Exceptions and Exception Handling

The library provides two special exceptions: ItemHaltException and EngineHaltException. When thrown from any rule, the engine will handle the exception by either halting further rule execution on the current item, or halting the engine's execution entirely. The exception will be decorated and placed in the engine context's LastEngineException property before the next item is executed, or the engine exits.

When an non-engine exception is thrown during execution, the exception is wrapped and passed to an optionally provided exception handler. Users may throw one of the engine exceptions above and they will be handled appropriately. If not handled, the exception will escape the engine to be handled by the user.

In asynchronous engines, all the above statements apply, except that if one is executing either rules (for ItemHaltException) or inputs (for EngineHaltException) in parallel, the engine will attempt to cancel all other tasks being executed in parallel. Long running rules can check the cancellation token (or pass it to other async functions) to allow graceful exiting. The engine guarantees that:

1. As soon as any *HaltException is encountered, any parallelized tasks have their cancellation requested through their token.
2. All internal parallelized tasks in the engine check the cancellation token before executing each piece of user code, and will exit as soon as possible.

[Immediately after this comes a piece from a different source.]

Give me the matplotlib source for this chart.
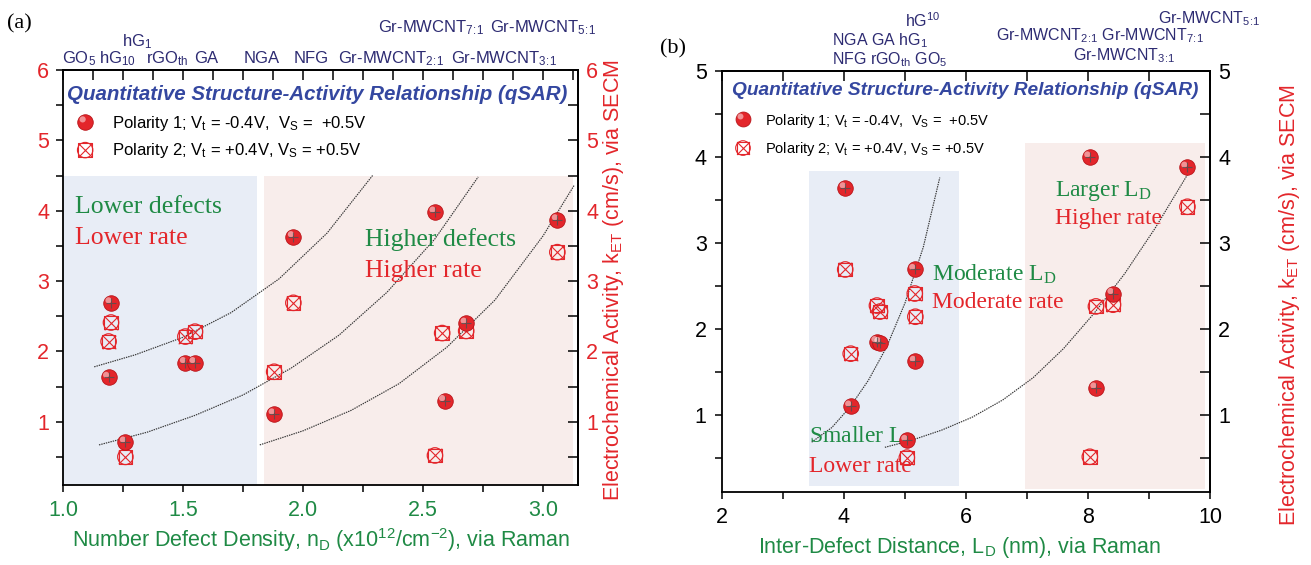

TaskCancelledExceptions caused by user-cancellation of the provided token will not be processed by the exception handling mechanism. The user should handle this exception appropriately. Uncaught TaskCancellationExceptions not arising from the same token provided by the user will be processed as any other normal exception.

Logging

The engines accept an optional Microsoft.Extensions.Logging.Abstractions.ILogger instance and will output trace statements as they execute user code. Engines will set context information in the logger about the execution status, including information about executions, rules, and objects being processed. This logger can be accessed via the context in rule implementations.

License

This project is licensed under the MIT license. See the LICENSE file for more info.